- Founded: 1957; 68 years ago Washington and Lee University
- Type: Secret
- Affiliation: Independent
- Status: Active
- Emphasis: Pre-med
- Scope: Local
- Chapters: 1
- Headquarters: Lexington, Virginia United States

= Cadaver Society =

Washington and Lee University group

The Cadaver Society is a secret society for male students at Washington and Lee University in Lexington, Virginia, United States. It was founded in 1957.

==History==
The Cadaver Society has been in continuous operation since its founding in 1957. The society refers to itself as "A Friend of the University". It is known for nocturnal pranks.

The membership of the Cadaver Society is strictly anonymous. Membership is speculated to consist of older students, pre-med students, or leaders of Washington and Lee's athletic teams and fraternities.

== Symbols and traditions ==
The Cadavers symbol is a skull with the letter C around it.
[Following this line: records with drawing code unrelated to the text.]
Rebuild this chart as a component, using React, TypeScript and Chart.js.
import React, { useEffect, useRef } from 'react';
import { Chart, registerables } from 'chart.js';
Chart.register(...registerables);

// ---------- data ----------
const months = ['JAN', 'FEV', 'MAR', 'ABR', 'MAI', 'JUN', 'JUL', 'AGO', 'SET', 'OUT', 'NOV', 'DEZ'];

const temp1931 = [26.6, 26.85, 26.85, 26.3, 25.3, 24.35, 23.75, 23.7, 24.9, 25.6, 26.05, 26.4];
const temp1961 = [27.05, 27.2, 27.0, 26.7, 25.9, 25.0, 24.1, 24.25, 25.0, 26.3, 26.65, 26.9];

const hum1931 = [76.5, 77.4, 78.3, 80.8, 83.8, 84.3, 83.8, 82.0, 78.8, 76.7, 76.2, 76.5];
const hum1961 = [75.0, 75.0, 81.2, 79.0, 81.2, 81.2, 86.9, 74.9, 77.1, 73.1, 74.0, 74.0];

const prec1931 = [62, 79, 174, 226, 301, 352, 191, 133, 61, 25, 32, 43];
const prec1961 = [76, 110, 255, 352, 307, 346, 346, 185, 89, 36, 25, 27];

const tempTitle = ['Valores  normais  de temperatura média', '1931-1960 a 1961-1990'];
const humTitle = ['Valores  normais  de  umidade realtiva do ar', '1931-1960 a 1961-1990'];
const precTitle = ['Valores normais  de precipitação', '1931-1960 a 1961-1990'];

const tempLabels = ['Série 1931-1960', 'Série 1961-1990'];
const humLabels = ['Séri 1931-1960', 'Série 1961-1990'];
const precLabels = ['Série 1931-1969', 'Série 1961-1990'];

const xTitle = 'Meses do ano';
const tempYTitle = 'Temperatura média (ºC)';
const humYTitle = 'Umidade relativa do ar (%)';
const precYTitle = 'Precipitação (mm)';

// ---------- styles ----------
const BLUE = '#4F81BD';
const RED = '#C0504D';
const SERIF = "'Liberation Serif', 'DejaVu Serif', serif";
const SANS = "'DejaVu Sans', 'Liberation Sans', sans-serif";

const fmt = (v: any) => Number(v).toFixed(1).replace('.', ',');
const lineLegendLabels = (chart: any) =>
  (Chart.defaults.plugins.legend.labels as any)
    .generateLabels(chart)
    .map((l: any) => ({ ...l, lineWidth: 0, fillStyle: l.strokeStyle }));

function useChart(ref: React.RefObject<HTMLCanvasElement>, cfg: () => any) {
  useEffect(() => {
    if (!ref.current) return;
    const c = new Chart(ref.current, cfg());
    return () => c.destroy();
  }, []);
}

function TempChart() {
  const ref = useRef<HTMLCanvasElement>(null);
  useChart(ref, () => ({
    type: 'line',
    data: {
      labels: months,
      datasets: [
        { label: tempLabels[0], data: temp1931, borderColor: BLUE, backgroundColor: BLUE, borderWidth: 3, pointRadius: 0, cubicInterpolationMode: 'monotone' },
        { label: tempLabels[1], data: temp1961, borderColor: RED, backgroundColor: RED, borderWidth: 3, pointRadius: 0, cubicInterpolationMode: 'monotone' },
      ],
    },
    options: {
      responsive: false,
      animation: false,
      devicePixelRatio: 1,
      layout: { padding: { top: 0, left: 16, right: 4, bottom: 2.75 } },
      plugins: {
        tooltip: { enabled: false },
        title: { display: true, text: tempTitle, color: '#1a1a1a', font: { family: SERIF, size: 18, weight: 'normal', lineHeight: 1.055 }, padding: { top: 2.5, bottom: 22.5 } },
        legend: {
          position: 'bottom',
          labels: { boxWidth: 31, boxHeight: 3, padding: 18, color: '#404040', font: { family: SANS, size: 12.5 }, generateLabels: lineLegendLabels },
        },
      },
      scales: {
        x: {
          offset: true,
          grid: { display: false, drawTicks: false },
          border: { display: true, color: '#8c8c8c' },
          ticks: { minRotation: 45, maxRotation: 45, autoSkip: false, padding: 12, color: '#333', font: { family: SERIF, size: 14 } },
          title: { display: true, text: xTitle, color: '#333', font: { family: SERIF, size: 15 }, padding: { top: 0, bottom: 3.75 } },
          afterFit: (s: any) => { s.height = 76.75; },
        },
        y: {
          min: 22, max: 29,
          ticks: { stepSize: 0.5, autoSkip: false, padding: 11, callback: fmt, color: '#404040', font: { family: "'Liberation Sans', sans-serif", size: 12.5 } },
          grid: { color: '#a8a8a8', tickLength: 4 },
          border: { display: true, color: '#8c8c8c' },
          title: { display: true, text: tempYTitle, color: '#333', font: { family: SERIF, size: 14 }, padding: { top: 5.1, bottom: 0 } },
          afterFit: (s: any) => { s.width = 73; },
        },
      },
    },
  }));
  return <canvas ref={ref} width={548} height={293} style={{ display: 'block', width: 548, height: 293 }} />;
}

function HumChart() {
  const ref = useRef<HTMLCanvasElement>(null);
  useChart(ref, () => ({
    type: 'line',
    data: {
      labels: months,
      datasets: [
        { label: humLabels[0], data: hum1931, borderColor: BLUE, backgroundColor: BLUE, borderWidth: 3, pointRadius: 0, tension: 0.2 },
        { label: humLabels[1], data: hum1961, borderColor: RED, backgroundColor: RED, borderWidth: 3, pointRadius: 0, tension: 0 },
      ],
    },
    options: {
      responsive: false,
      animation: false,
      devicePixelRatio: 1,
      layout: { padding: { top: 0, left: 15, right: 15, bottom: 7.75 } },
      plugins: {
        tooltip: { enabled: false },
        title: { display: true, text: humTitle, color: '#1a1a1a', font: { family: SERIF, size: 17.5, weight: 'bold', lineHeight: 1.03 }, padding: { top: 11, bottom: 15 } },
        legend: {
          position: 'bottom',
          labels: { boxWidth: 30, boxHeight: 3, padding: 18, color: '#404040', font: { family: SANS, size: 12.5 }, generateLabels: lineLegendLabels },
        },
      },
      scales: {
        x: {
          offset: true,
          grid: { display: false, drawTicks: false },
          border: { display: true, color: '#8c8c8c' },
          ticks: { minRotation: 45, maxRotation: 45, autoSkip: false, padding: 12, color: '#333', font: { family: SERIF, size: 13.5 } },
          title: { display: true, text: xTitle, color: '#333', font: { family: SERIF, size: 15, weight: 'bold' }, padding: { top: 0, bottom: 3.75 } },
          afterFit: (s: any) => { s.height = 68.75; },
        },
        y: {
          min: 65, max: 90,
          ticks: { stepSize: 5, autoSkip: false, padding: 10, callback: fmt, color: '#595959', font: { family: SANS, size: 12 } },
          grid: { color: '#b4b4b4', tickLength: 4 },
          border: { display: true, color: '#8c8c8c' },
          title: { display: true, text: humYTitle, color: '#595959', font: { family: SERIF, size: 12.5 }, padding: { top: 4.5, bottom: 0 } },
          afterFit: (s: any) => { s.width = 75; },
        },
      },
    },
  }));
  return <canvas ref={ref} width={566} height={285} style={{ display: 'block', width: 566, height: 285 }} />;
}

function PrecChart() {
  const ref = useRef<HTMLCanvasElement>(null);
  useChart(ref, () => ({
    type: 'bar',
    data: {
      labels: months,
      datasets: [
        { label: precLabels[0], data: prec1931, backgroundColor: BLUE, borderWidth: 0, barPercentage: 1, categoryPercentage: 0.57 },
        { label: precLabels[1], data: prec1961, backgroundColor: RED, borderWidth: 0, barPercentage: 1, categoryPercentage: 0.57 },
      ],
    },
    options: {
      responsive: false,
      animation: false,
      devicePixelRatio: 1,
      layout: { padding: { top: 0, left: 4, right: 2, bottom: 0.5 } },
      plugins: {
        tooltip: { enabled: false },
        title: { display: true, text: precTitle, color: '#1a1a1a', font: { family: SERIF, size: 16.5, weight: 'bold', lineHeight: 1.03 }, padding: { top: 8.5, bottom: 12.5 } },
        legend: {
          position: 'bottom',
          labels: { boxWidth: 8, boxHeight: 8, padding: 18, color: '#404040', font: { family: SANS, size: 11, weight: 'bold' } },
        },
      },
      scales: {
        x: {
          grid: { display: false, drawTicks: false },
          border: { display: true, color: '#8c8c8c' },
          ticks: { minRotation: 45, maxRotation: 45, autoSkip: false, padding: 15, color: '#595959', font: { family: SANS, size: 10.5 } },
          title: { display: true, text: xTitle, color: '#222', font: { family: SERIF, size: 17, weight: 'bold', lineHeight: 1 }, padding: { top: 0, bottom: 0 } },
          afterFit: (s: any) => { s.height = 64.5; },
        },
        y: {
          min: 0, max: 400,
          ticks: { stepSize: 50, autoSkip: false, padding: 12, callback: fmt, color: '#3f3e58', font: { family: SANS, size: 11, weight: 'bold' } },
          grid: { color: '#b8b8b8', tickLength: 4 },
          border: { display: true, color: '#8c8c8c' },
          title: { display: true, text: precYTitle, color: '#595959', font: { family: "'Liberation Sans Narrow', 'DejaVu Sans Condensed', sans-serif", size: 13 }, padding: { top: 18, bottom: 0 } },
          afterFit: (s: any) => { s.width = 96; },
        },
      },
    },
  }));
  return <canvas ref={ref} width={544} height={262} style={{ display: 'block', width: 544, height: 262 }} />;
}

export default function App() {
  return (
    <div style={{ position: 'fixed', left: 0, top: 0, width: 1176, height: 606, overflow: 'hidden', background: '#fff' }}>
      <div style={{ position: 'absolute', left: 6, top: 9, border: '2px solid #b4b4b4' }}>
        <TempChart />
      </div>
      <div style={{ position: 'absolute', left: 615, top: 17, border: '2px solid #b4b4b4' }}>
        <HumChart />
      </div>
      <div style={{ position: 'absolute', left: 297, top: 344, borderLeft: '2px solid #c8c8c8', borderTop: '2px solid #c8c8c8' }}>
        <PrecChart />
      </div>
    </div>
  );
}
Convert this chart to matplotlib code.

It can be found in many prominent places throughout the campus. One place in particular where the Cadavers' logo can be consistently seen is on Wilson Field; they painted it at the endzone every Friday before a game when the field was grass. Since the renovation of the field in 2008, and the replacement of grass with Field Turf, the Cadaver symbol in permanently on the hill separating Alumni from Wilson Field.

The society's members wear a skull mask and all black for anonymity while on campus excursions. It has long been rumored to have underground passageways spanning the campus and surfacing in the campus library.

==Scholarship and endowment==
A Cadaver Society Scholarship was established in 1997. The scholarship is to be awarded every four years to an incoming freshman. The Cadaver Endowment was committed in 1981 to be designated as a residual fund in Cadaver's name to the school each year.